Hello downhill! I was again getting passed, but there weren’t as many people around anymore to do the passing, and I no longer cared anyway.
Henry, A little boy who was maybe three or four years old was standing on the side of the road with his hand stretched high over his head and tight against his ear (like he was eagerly raising his hand to be called on in class. He reminded me of Hermione in her first year at Hogwarts.) Several people in front of me crossed over to give him a high-five. I did, to. His dad was behind him saying “Henry, try putting your hand out a little more, like this.”
Who else gave Henry a high-five?
I couldn’t believe that just the day before I had been considering running the full marathon. I have a hard time making decisions and I usually end up making the wrong one. But boy had I made the right call on this one. I was in no shape to be running the Blue Ridge Marathon. I was barely going to make it through the half.

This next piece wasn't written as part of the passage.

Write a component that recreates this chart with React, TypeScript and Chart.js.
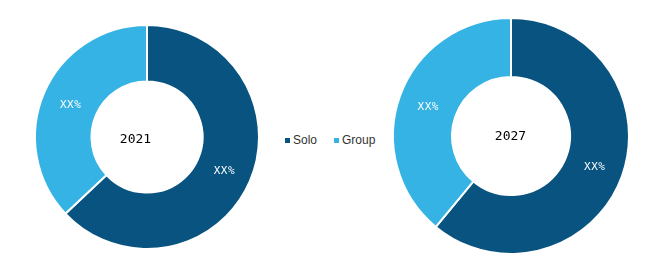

Just like last year, I vowed to run the rest of the way once I reached the bottom of Peakwood and, just like last year, I broke that promise on the very next hill. Once I reached the top of that hill and made the promise again, I was able to keep it (which I’d not been able to do last year, although I’d had a lot further still to go last year.)
I was moving along at a slow shuffle, but I was determined to make it up and over the last two bridges without walking, and I did.
Happy to be done running, I received my high-five from the race director and a volunteer handed me a medal.
I’m hoping to be wearing a red bib again at the 2016 Blue Ridge Marathon, though.
There’s no question that we’ll be back. From the beautiful and challenging course, to the wonderful volunteers and friendly community involvement, this race just has so much going for it.